- From: Tim Berners-Lee <timbl@w3.org>
- Date: Thu, 9 Dec 2010 11:17:16 -0500
- To: TAG List <www-tag@w3.org>
Somme comments on reading http://www.w3.org/2001/tag/2010/11/HashInURI The abstract is more of an introduction tan an abstract, which should be a compressed summary of the whole document, someone who is up on the subject can read it and in some cases save reading the document. Maybe something like: "The Hash in a URI was originally used to introduce a static "fragment identifier", but recently is used in many more complex ways as it is set by and interpreted by javascript in the web application. It is used to provide all kinds of parameters to the client-side application, such as the actual URI of a video to be played, to a video player, or the position and zoom, to a map. Unlike search parameters introduced by "?", the bit in the URI bar after the hash can be changed without causing the page to be reloaded. Applications and toolkits doing this often go to some effort to keep a history, and for the back button to work as expected. Accessibility and search are both hurt because without running javascript, the URI has no meaning, and quite different information is presented. This use of the "fragment identifier" field has interesting and different properties, and differs from the way it is currently described in specs." I wouldn't confuse this issue with the fact that the "fragment identifier" name is a misnomer. (sorry!) It was always supposed to be a local identifier or view or whatever is available in the language of the page. So, for SVG or VRML a viewport, for RDF an arbitrary abstract thing. That understanding, though some still are misled The fragid is a local identifier or expression in the language of the document We have just had the argument as to whether language of an application/rdf+xml document was RDF or XML. This is still one of the I hope we see javascript get fragids soon so I can cll it remotely. (When webize javascipt? http://www.3org/DesignIssues/Webize) But I digress. 2.1.1 para 1 last sentence is a muddle.

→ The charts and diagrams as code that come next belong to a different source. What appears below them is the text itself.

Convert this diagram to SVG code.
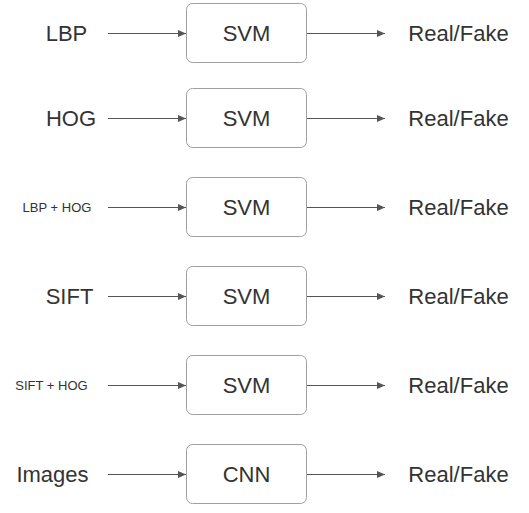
<svg xmlns="http://www.w3.org/2000/svg" width="529" height="513" viewBox="0 0 529 513">
<style>
.box{fill:#fff;stroke:#a0a0a0;stroke-width:1}
.t{font-family:"Liberation Sans",Arial,sans-serif;fill:#333;text-anchor:middle;dominant-baseline:central}
.big{font-size:22px}
.sm{font-size:13px}
.c{stroke:#555;stroke-width:1;fill:none;marker-end:url(#ah)}
</style>
<defs>
<marker id="ah" markerWidth="8" markerHeight="8" refX="8" refY="4" orient="auto" markerUnits="userSpaceOnUse">
<path d="M0,0.5 L8,4 L0,7.5 Z" fill="#555"/>
</marker>
</defs>
<rect width="529" height="513" fill="#fff"/>
<g id="connectors">
<line class="c" x1="108" y1="33.5" x2="186" y2="33.5"/>
<line class="c" x1="306" y1="33.5" x2="385" y2="33.5"/>
<line class="c" x1="108" y1="118.5" x2="186" y2="118.5"/>
<line class="c" x1="306" y1="118.5" x2="385" y2="118.5"/>
<line class="c" x1="108" y1="207.5" x2="186" y2="207.5"/>
<line class="c" x1="306" y1="207.5" x2="385" y2="207.5"/>
<line class="c" x1="108" y1="296.5" x2="186" y2="296.5"/>
<line class="c" x1="306" y1="296.5" x2="385" y2="296.5"/>
<line class="c" x1="108" y1="385.5" x2="186" y2="385.5"/>
<line class="c" x1="306" y1="385.5" x2="385" y2="385.5"/>
<line class="c" x1="108" y1="474.5" x2="186" y2="474.5"/>
<line class="c" x1="306" y1="474.5" x2="385" y2="474.5"/>
</g>
<g id="in1"><text class="t big" x="66.5" y="33.5">LBP</text></g>
<g id="in2"><text class="t big" x="71" y="118.5">HOG</text></g>
<g id="in3"><text class="t sm" x="57" y="207.5">LBP + HOG</text></g>
<g id="in4"><text class="t big" x="69.5" y="296.5">SIFT</text></g>
<g id="in5"><text class="t sm" x="51.5" y="385.5">SIFT + HOG</text></g>
<g id="in6"><text class="t big" x="52.5" y="474.5">Images</text></g>
<g id="m1"><rect class="box" x="186.5" y="3.5" width="120" height="59" rx="6"/><text class="t big" x="246.5" y="33.5">SVM</text></g>
<g id="m2"><rect class="box" x="186.5" y="88.5" width="120" height="59" rx="6"/><text class="t big" x="246.5" y="118.5">SVM</text></g>
<g id="m3"><rect class="box" x="186.5" y="177.5" width="120" height="59" rx="6"/><text class="t big" x="246.5" y="207.5">SVM</text></g>
<g id="m4"><rect class="box" x="186.5" y="266.5" width="120" height="59" rx="6"/><text class="t big" x="246.5" y="296.5">SVM</text></g>
<g id="m5"><rect class="box" x="186.5" y="355.5" width="120" height="59" rx="6"/><text class="t big" x="246.5" y="385.5">SVM</text></g>
<g id="m6"><rect class="box" x="186.5" y="444.5" width="120" height="59" rx="6"/><text class="t big" x="246.5" y="474.5">CNN</text></g>
<g id="o1"><text class="t big" x="458.5" y="33.5">Real/Fake</text></g>
<g id="o2"><text class="t big" x="458.5" y="118.5">Real/Fake</text></g>
<g id="o3"><text class="t big" x="458.5" y="207.5">Real/Fake</text></g>
<g id="o4"><text class="t big" x="458.5" y="296.5">Real/Fake</text></g>
<g id="o5"><text class="t big" x="458.5" y="385.5">Real/Fake</text></g>
<g id="o6"><text class="t big" x="458.5" y="474.5">Real/Fake</text></g>
</svg>
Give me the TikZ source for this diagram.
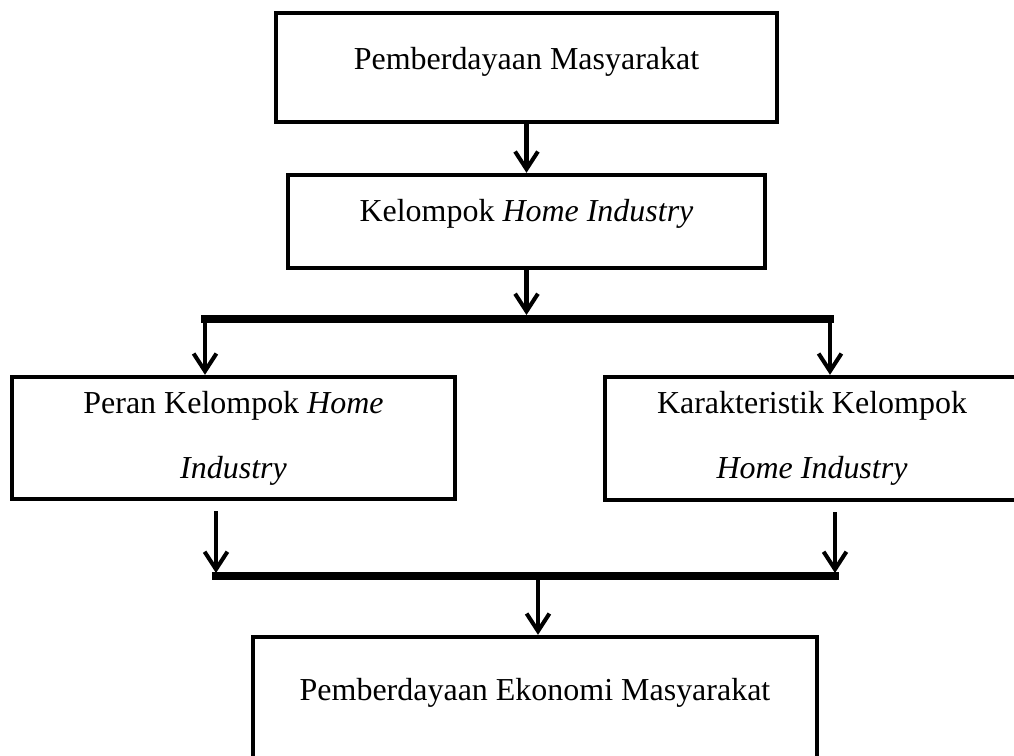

It has least one period missing, and two many unbound definite and indefinite articles. Is it just saying that most js in web apps is loaded dynamically and if so where does that effect the issue -- that it is even less fathomable. (Not just turing complete but web turing complete -- the set of things which can be figured out by a turing machine with an infinite tape and a web browser? ;-) - - - - - interrupted, unfinished.